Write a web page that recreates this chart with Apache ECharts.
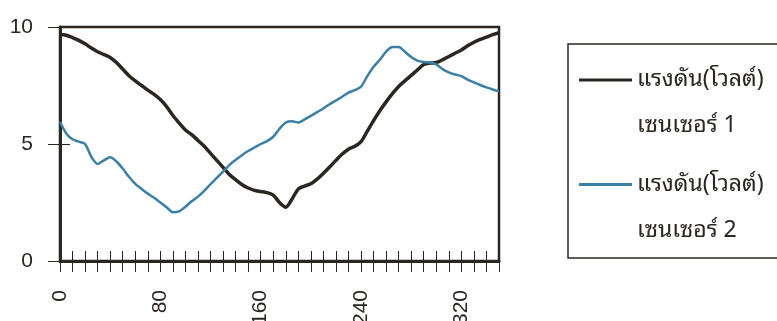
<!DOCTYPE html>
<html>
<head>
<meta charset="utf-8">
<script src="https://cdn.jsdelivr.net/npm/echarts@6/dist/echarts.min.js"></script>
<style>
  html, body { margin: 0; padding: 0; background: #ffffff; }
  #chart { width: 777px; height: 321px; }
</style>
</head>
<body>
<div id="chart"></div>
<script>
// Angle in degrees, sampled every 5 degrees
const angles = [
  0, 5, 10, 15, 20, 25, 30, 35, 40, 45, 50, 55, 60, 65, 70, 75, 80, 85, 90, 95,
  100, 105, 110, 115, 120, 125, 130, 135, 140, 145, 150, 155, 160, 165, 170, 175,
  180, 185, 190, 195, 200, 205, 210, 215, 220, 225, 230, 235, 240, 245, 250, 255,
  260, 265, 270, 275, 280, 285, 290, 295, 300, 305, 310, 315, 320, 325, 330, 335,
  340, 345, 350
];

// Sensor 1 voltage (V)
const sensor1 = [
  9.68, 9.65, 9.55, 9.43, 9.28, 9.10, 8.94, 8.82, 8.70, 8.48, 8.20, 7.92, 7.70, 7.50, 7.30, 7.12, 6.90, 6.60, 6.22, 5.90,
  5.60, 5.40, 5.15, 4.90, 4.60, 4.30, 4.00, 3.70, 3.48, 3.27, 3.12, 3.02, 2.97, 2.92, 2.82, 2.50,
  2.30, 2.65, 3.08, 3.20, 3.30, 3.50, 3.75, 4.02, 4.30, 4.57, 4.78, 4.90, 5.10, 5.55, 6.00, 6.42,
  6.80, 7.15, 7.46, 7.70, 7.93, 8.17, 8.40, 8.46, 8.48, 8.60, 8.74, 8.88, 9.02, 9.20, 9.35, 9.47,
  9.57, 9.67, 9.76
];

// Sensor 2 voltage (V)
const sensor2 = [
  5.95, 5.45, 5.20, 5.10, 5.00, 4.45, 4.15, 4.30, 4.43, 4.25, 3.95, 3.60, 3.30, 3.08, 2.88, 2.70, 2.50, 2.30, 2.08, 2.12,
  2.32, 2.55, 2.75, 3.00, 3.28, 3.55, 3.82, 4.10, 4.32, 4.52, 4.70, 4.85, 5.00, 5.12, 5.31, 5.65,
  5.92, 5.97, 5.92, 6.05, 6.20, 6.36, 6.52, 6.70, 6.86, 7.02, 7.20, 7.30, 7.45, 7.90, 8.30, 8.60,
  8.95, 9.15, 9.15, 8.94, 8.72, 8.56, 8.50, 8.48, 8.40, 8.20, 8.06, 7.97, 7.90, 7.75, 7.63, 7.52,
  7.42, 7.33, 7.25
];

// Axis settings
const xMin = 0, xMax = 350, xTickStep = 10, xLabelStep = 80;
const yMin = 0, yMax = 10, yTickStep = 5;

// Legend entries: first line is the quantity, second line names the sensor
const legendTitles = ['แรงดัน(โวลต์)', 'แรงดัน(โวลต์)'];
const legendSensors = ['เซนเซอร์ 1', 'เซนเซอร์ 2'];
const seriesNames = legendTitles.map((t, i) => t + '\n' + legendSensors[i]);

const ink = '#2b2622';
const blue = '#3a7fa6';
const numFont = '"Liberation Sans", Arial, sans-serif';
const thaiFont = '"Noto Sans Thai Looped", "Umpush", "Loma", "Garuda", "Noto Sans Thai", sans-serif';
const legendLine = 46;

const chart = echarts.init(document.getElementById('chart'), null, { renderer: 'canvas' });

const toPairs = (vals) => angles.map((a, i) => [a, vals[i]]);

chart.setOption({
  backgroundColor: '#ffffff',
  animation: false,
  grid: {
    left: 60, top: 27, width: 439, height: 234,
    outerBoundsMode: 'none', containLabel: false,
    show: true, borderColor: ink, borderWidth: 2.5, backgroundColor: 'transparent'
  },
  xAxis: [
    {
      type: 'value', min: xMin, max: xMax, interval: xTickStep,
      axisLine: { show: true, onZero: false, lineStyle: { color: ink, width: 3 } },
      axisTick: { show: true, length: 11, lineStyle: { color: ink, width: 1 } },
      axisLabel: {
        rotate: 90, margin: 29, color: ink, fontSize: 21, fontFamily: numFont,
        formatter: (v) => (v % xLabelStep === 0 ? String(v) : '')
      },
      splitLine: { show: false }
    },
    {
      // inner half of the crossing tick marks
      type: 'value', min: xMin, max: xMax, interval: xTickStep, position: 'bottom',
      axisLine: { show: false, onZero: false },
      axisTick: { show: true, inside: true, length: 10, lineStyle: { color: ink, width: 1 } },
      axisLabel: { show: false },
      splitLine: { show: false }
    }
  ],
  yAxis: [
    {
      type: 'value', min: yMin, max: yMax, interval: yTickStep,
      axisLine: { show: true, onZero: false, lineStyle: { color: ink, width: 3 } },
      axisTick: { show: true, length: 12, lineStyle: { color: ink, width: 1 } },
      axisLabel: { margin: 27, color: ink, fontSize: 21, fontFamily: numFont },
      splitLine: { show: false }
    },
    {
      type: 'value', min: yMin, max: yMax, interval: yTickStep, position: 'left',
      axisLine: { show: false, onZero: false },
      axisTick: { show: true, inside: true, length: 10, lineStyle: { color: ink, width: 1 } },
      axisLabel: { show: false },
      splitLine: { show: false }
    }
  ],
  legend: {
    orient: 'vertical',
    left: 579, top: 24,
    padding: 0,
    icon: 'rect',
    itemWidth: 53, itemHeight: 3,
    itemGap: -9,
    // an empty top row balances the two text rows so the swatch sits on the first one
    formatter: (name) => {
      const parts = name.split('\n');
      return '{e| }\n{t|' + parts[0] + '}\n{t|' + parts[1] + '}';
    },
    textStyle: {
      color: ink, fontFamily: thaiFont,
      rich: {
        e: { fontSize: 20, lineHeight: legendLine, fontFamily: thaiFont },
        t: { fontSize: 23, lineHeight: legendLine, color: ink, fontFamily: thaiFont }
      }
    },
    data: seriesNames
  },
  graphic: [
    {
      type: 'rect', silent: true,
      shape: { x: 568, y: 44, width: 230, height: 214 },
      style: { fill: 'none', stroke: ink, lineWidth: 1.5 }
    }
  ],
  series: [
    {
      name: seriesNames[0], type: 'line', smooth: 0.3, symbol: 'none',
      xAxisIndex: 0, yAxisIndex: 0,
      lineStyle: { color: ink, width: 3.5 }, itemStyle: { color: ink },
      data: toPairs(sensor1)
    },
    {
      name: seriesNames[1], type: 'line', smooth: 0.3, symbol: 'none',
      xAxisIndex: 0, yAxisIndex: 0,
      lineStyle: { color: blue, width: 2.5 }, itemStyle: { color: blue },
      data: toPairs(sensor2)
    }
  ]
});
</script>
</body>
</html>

══════════

* _REQUIREMENTS_
From the first line above through the line containing "const seriesNames = legendTitles.map((t, i)", copy everything exactly, without the pictures.

* _EXPECTED ANSWER_
Write a web page that recreates this chart with Apache ECharts.
<!DOCTYPE html>
<html>
<head>
<meta charset="utf-8">
<script src="https://cdn.jsdelivr.net/npm/echarts@6/dist/echarts.min.js"></script>
<style>
  html, body { margin: 0; padding: 0; background: #ffffff; }
  #chart { width: 777px; height: 321px; }
</style>
</head>
<body>
<div id="chart"></div>
<script>
// Angle in degrees, sampled every 5 degrees
const angles = [
  0, 5, 10, 15, 20, 25, 30, 35, 40, 45, 50, 55, 60, 65, 70, 75, 80, 85, 90, 95,
  100, 105, 110, 115, 120, 125, 130, 135, 140, 145, 150, 155, 160, 165, 170, 175,
  180, 185, 190, 195, 200, 205, 210, 215, 220, 225, 230, 235, 240, 245, 250, 255,
  260, 265, 270, 275, 280, 285, 290, 295, 300, 305, 310, 315, 320, 325, 330, 335,
  340, 345, 350
];

// Sensor 1 voltage (V)
const sensor1 = [
  9.68, 9.65, 9.55, 9.43, 9.28, 9.10, 8.94, 8.82, 8.70, 8.48, 8.20, 7.92, 7.70, 7.50, 7.30, 7.12, 6.90, 6.60, 6.22, 5.90,
  5.60, 5.40, 5.15, 4.90, 4.60, 4.30, 4.00, 3.70, 3.48, 3.27, 3.12, 3.02, 2.97, 2.92, 2.82, 2.50,
  2.30, 2.65, 3.08, 3.20, 3.30, 3.50, 3.75, 4.02, 4.30, 4.57, 4.78, 4.90, 5.10, 5.55, 6.00, 6.42,
  6.80, 7.15, 7.46, 7.70, 7.93, 8.17, 8.40, 8.46, 8.48, 8.60, 8.74, 8.88, 9.02, 9.20, 9.35, 9.47,
  9.57, 9.67, 9.76
];

// Sensor 2 voltage (V)
const sensor2 = [
  5.95, 5.45, 5.20, 5.10, 5.00, 4.45, 4.15, 4.30, 4.43, 4.25, 3.95, 3.60, 3.30, 3.08, 2.88, 2.70, 2.50, 2.30, 2.08, 2.12,
  2.32, 2.55, 2.75, 3.00, 3.28, 3.55, 3.82, 4.10, 4.32, 4.52, 4.70, 4.85, 5.00, 5.12, 5.31, 5.65,
  5.92, 5.97, 5.92, 6.05, 6.20, 6.36, 6.52, 6.70, 6.86, 7.02, 7.20, 7.30, 7.45, 7.90, 8.30, 8.60,
  8.95, 9.15, 9.15, 8.94, 8.72, 8.56, 8.50, 8.48, 8.40, 8.20, 8.06, 7.97, 7.90, 7.75, 7.63, 7.52,
  7.42, 7.33, 7.25
];

// Axis settings
const xMin = 0, xMax = 350, xTickStep = 10, xLabelStep = 80;
const yMin = 0, yMax = 10, yTickStep = 5;

// Legend entries: first line is the quantity, second line names the sensor
const legendTitles = ['แรงดัน(โวลต์)', 'แรงดัน(โวลต์)'];
const legendSensors = ['เซนเซอร์ 1', 'เซนเซอร์ 2'];
const seriesNames = legendTitles.map((t, i) => t + '\n' + legendSensors[i]);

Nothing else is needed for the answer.